Most of the early voting has tended to favour Biden. And polls show most of the Election Day voting is likely to favour Trump.
“It is a dynamic unlike any we have ever seen,” said Don Levy, director of the Siena College Research Institute, which is producing polls for The New York Times.
Meanwhile, Trump has been drawing large, enthusiastic crowds of several thousand supporters at outdoor airport rallies he is holding in key battleground states, saying it presages a “red wave” of Republican support on Election Day.
“Polling is by definition very uncertain because it is an estimate of an uncertain population, that is, people who turn out to vote,” said Jim Henson, director of the Texas Politics Project at the University of Texas.
“I don’t know, and nobody knows what all the characteristics of the voters will be when all the voting is done,” Henson told Al Jazeera.
The truth is that polling in 2016 was mostly accurate, a post-election review by the American Association for Public Opinion Research found. Hillary Clinton did win the popular vote narrowly, as polls had predicted.

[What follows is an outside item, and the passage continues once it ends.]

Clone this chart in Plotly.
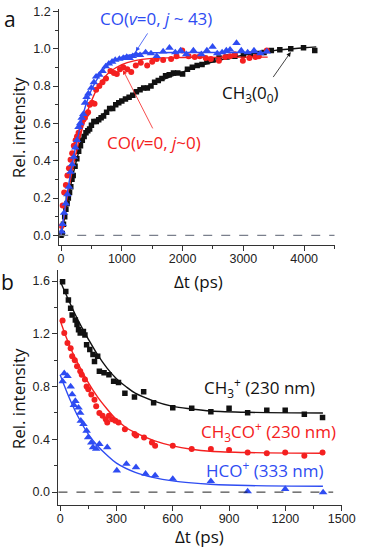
import plotly.graph_objects as go

# ---------------- Panel a data ----------------
a_ch3_t = [0, 20, 40, 60, 80, 100, 120, 140, 160, 180, 200, 230, 260, 290, 320, 350, 380, 410, 440, 470,
           500, 540, 580, 620, 660, 700, 750, 800, 850, 900, 950, 1000, 1060, 1120, 1180, 1240, 1300, 1360,
           1420, 1480, 1540, 1600, 1660, 1720, 1780, 1850, 1920, 2000, 2080, 2160, 2240, 2320, 2400, 2500,
           2600, 2730, 2860, 3000, 3120, 3230, 3340, 3460, 3600, 3780, 3990, 4175]
a_ch3_v = [0.00, 0.01, 0.06, 0.10, 0.14, 0.17, 0.20, 0.23, 0.26, 0.30, 0.32, 0.37, 0.41, 0.45, 0.48, 0.51,
           0.53, 0.55, 0.56, 0.57, 0.59, 0.61, 0.61, 0.62, 0.63, 0.64, 0.66, 0.68, 0.68, 0.70, 0.71, 0.72,
           0.73, 0.74, 0.75, 0.77, 0.78, 0.79, 0.79, 0.80, 0.82, 0.83, 0.84, 0.855, 0.86, 0.87, 0.87, 0.865,
           0.89, 0.90, 0.91, 0.915, 0.93, 0.94, 0.95, 0.955, 0.96, 0.965, 0.97, 0.975, 0.98, 0.99, 0.995,
           1.00, 1.005, 0.99]
a_ch3_fit_t = [0, 50, 100, 200, 300, 400, 500, 600, 800, 1000, 1200, 1500, 2000, 2500, 3000, 3500, 4000, 4200]
a_ch3_fit_v = [0, 0.08, 0.17, 0.33, 0.455, 0.54, 0.59, 0.625, 0.675, 0.72, 0.76, 0.81, 0.875, 0.93, 0.965,
               0.99, 1.005, 1.01]

a_hi_t = [10, 26, 50, 79, 105, 131, 157, 183, 210, 236, 262, 288, 315, 340, 367, 394, 420, 450, 498, 540,
          577, 630, 682, 735, 787, 840, 892, 960, 1024, 1080, 1128, 1180, 1233, 1300, 1391, 1480, 1575, 1680,
          1784, 1880, 1968, 2060, 2178, 2309, 2400, 2493, 2570, 2650, 2720, 2781, 2887, 2965, 3071, 3175,
          3280, 3386]
a_hi_v = [0.02, 0.06, 0.12, 0.17, 0.22, 0.26, 0.34, 0.38, 0.42, 0.47, 0.51, 0.58, 0.60, 0.63, 0.65, 0.71,
          0.74, 0.76, 0.79, 0.82, 0.85, 0.86, 0.88, 0.905, 0.92, 0.93, 0.94, 0.945, 0.95, 0.955, 0.95, 0.96,
          0.97, 0.965, 0.98, 0.975, 0.96, 0.985, 1.005, 0.98, 0.99, 0.97, 0.99, 0.97, 0.99, 1.01, 0.975,
          0.98, 0.99, 0.995, 1.03, 0.99, 0.98, 0.99, 0.975, 0.985]
a_hi_fit_t = [0, 100, 200, 300, 400, 500, 600, 700, 800, 1000, 1200, 1500, 2000, 3400]
a_hi_fit_v = [0, 0.22, 0.41, 0.56, 0.69, 0.78, 0.84, 0.89, 0.92, 0.955, 0.97, 0.978, 0.98, 0.98]

a_lo_t = [10, 26, 52, 80, 105, 130, 157, 183, 210, 240, 262, 288, 315, 340, 367, 394, 420, 445, 472, 510,
          551, 577, 630, 682, 740, 813, 870, 918, 970, 1024, 1090, 1155, 1230, 1312, 1417, 1500, 1575, 1680,
          1811, 1900, 1994, 2100, 2200, 2283, 2380, 2466, 2598, 2700, 2781, 2860, 2992, 3100, 3200, 3254, 3386]
a_lo_v = [0.05, 0.16, 0.23, 0.27, 0.32, 0.36, 0.405, 0.44, 0.48, 0.51, 0.53, 0.55, 0.58, 0.60, 0.62, 0.63,
          0.65, 0.66, 0.70, 0.71, 0.705, 0.78, 0.80, 0.82, 0.84, 0.88, 0.87, 0.865, 0.89, 0.90, 0.89, 0.875,
          0.91, 0.925, 0.91, 0.93, 0.945, 0.94, 0.945, 0.96, 0.99, 0.96, 0.955, 0.96, 0.95, 0.945, 0.935,
          0.955, 0.96, 0.97, 0.935, 0.95, 0.955, 0.96, 0.99]
a_lo_fit_t = [0, 100, 200, 300, 400, 500, 600, 700, 800, 1000, 1200, 1500, 2000, 3400]
a_lo_fit_v = [0, 0.20, 0.37, 0.51, 0.63, 0.72, 0.79, 0.84, 0.875, 0.915, 0.935, 0.948, 0.953, 0.955]

# ---------------- Panel b data ----------------
b_ch3_t = [13, 30, 44, 56, 64, 81, 90, 98, 107, 124, 132, 141, 158, 175, 183, 200, 209, 234, 260, 285,
           311, 345, 396, 445, 498, 600, 701, 803, 900, 999, 1101, 1199, 1301, 1398]
b_ch3_v = [1.594, 1.52, 1.456, 1.393, 1.343, 1.305, 1.27, 1.23, 1.205, 1.218, 1.19, 1.117, 1.08, 1.042,
           0.99, 1.03, 0.916, 0.904, 0.89, 0.84, 0.83, 0.75, 0.72, 0.76, 0.678, 0.64, 0.635, 0.61, 0.635,
           0.602, 0.62, 0.62, 0.59, 0.565]
b_ch3_fit_t = [0, 50, 100, 150, 200, 250, 300, 350, 400, 500, 600, 700, 800, 1000, 1400]
b_ch3_fit_v = [1.6, 1.44, 1.29, 1.16, 1.04, 0.94, 0.86, 0.80, 0.75, 0.69, 0.65, 0.63, 0.615, 0.605, 0.60]

b_ac_t = [13, 22, 39, 56, 64, 78, 90, 107, 115, 132, 141, 150, 166, 183, 192, 209, 226, 243, 251, 260,
          277, 294, 311, 345, 396, 405, 447, 489, 506, 600, 701, 803, 900, 999, 1101, 1199, 1301, 1398]
b_ac_v = [1.30, 1.205, 1.13, 1.09, 1.03, 1.0, 0.954, 0.916, 0.89, 0.854, 0.80, 0.78, 0.74, 0.70, 0.65,
          0.60, 0.578, 0.553, 0.527, 0.578, 0.553, 0.54, 0.527, 0.477, 0.44, 0.43, 0.414, 0.376, 0.352,
          0.352, 0.327, 0.327, 0.32, 0.30, 0.294, 0.30, 0.276, 0.30]
b_ac_fit_t = [0, 50, 100, 150, 200, 250, 300, 350, 400, 500, 600, 700, 800, 1000, 1400]
b_ac_fit_v = [1.30, 1.11, 0.96, 0.83, 0.72, 0.63, 0.55, 0.49, 0.45, 0.39, 0.35, 0.325, 0.31, 0.30, 0.295]

b_hco_t = [13, 22, 39, 56, 64, 73, 81, 98, 107, 110, 124, 141, 149, 166, 175, 192, 209, 251, 302, 353,
           404, 455, 506, 600, 803, 999, 1199, 1401]
b_hco_v = [0.84, 0.90, 0.88, 0.80, 0.74, 0.66, 0.69, 0.64, 0.60, 0.54, 0.515, 0.465, 0.414, 0.376, 0.34,
           0.327, 0.364, 0.34, 0.163, 0.214, 0.188, 0.139, 0.126, 0.10, 0.083, 0.005, 0.023, -0.002]
b_hco_fit_t = [0, 50, 100, 150, 200, 250, 300, 400, 500, 600, 700, 800, 1000, 1400]
b_hco_fit_v = [0.89, 0.71, 0.56, 0.44, 0.35, 0.28, 0.22, 0.15, 0.11, 0.085, 0.07, 0.06, 0.05, 0.044]

BLACK = "#111111"
RED = "#F42020"
BLUE = "#2E4CF2"
TEXTFONT = "Open Sans"
TICKFONT = "Liberation Sans"

fig = go.Figure()


def add_series(t, v, ft, fv, color, symbol, size, xa, ya):
    fig.add_trace(go.Scatter(x=ft, y=fv, mode="lines", line=dict(color=color, width=1.4, shape="spline"),
                             xaxis=xa, yaxis=ya, showlegend=False, hoverinfo="skip"))
    fig.add_trace(go.Scatter(x=t, y=v, mode="markers",
                             marker=dict(color=color, symbol=symbol, size=size, line=dict(width=0)),
                             xaxis=xa, yaxis=ya, showlegend=False))


add_series(a_ch3_t, a_ch3_v, a_ch3_fit_t, a_ch3_fit_v, BLACK, "square", 5.5, "x", "y")
add_series(a_lo_t, a_lo_v, a_lo_fit_t, a_lo_fit_v, RED, "circle", 6, "x", "y")
add_series(a_hi_t, a_hi_v, a_hi_fit_t, a_hi_fit_v, BLUE, "triangle-up", 7.5, "x", "y")

add_series(b_ch3_t, b_ch3_v, b_ch3_fit_t, b_ch3_fit_v, BLACK, "square", 5.5, "x2", "y2")
add_series(b_ac_t, b_ac_v, b_ac_fit_t, b_ac_fit_v, RED, "circle", 6, "x2", "y2")
add_series(b_hco_t, b_hco_v, b_hco_fit_t, b_hco_fit_v, BLUE, "triangle-up", 7.5, "x2", "y2")

H = 548.0


def py(pix):
    return 1 - pix / H


axcommon = dict(showline=True, linecolor="#333333", linewidth=1, ticks="outside", ticklen=5,
                tickcolor="#333333", showgrid=False, zeroline=False,
                tickfont=dict(family=TICKFONT, size=12.5, color="#222222"))

fig.update_layout(
    width=371, height=548, margin=dict(l=0, r=0, t=0, b=0),
    paper_bgcolor="white", plot_bgcolor="white",
    xaxis=dict(domain=[59.8 / 371, 347.5 / 371], range=[-30, 4500], anchor="y",
               tickvals=[0, 1000, 2000, 3000, 4000], ticklabelstandoff=-3,
               minor=dict(dtick=500, tick0=0, ticklen=3, ticks="outside", tickcolor="#333333"), **axcommon),
    yaxis=dict(domain=[py(243), py(5)], range=[-0.053, 1.213], anchor="x",
               tickvals=[0, 0.2, 0.4, 0.6, 0.8, 1.0, 1.2], tickformat=".1f",
               minor=dict(dtick=0.1, tick0=0, ticklen=3, ticks="outside", tickcolor="#333333"), **axcommon),
    xaxis2=dict(domain=[59.0 / 371, 355.0 / 371], range=[-9, 1500], anchor="y2",
                tickvals=[0, 300, 600, 900, 1200, 1500], ticklabelstandoff=-3,
                minor=dict(dtick=150, tick0=0, ticklen=3, ticks="outside", tickcolor="#333333"), **axcommon),
    yaxis2=dict(domain=[py(505), py(268.4)], range=[-0.1, 1.68], anchor="x2",
                tickvals=[0, 0.4, 0.8, 1.2, 1.6], tickformat=".1f",
                minor=dict(dtick=0.2, tick0=0, ticklen=3, ticks="outside", tickcolor="#333333"), **axcommon),
)

# zero reference lines
fig.add_shape(type="line", xref="x domain", yref="y", x0=0, x1=1, y0=0, y1=0,
              line=dict(color="#7A7F8C", width=1.2, dash="dash"))
fig.add_shape(type="line", xref="x2 domain", yref="y2", x0=0, x1=0.97, y0=0, y1=0,
              line=dict(color="#222222", width=1, dash="dash"))

ann = []


def text(x, y, s, color, size=17, xref="x", yref="y", angle=0, xanchor="center"):
    ann.append(dict(x=x, y=y, xref=xref, yref=yref, text=s, showarrow=False, textangle=angle,
                    xanchor=xanchor, yanchor="middle",
                    font=dict(family=TEXTFONT, size=size, color=color)))


def arrow(x, y, ax, ay, color, xref="x", yref="y"):
    ann.append(dict(x=x, y=y, ax=ax, ay=ay, xref=xref, yref=yref, axref=xref, ayref=yref, text="",
                    showarrow=True, arrowhead=2, arrowsize=1.1, arrowwidth=0.8, arrowcolor=color))


# panel a texts
text(1566, 1.16, "CO(<i>v</i>=0, <i>j</i> ~ 43)", BLUE)
arrow(1230, 0.985, 1440, 1.09, BLUE)
text(1534, 0.50, "CO(<i>v</i>=0, <i>j</i>~0)", RED)
arrow(1020, 0.885, 1521, 0.565, RED)
text(3110, 0.76, "CH<sub>3</sub>(0<sub>0</sub>)", BLACK)
arrow(3780, 0.982, 3474, 0.84, BLACK)

# panel b texts
text(1060, 0.79, "CH<sub>3</sub><sup>+</sup> (230 nm)", BLACK, xref="x2", yref="y2")
text(1110, 0.457, "CH<sub>3</sub>CO<sup>+</sup> (230 nm)", RED, xref="x2", yref="y2")
text(1090, 0.171, "HCO<sup>+</sup> (333 nm)", BLUE, xref="x2", yref="y2")

# axis titles and panel letters (paper coords)
text(17 / 371, py(125), "Rel. intensity", BLACK, size=17, xref="paper", yref="paper", angle=-90)
text(17 / 371, py(398), "Rel. intensity", BLACK, size=17, xref="paper", yref="paper", angle=-90)
text(205 / 371, py(280), "Δt (ps)", BLACK, size=17, xref="paper", yref="paper")
text(206 / 371, py(536), "Δt (ps)", BLACK, size=17, xref="paper", yref="paper")
text(8.5 / 371, py(15), "a", BLACK, size=21, xref="paper", yref="paper")
text(6 / 371, py(280), "b", BLACK, size=21, xref="paper", yref="paper")

fig.update_layout(annotations=ann)

fig.write_html("out.html", config={"displayModeBar": False},
               post_script="document.body.style.margin='0';")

But she lost where it matters – in the Electoral College.
Where polling failed in 2016 was in state-level polls underestimating Trump’s support in the upper Midwest among white men without college degrees – now a demographic that pollsters are tracking very closely.
Another overlooked factor in 2016 was that most state polls were conducted a week or more before the election and did not pick up the late-breaking swing in undecided voters to Trump. This time around, pollsters see far fewer voters who have yet to make up their minds about Biden or Trump.
“There have been far more polls by people who are good at what they do in Michigan, Wisconsin and Pennsylvania – the most important three states,” Levy told Al Jazeera.
“If everything stays as it is now, and these polls over the next days show the same and Trump ends up winning Michigan, Wisconsin and Pennsylvania, we’ve got a lot of ‘splaining to do, because right now the averages in those three states are pretty clear,” Levy said.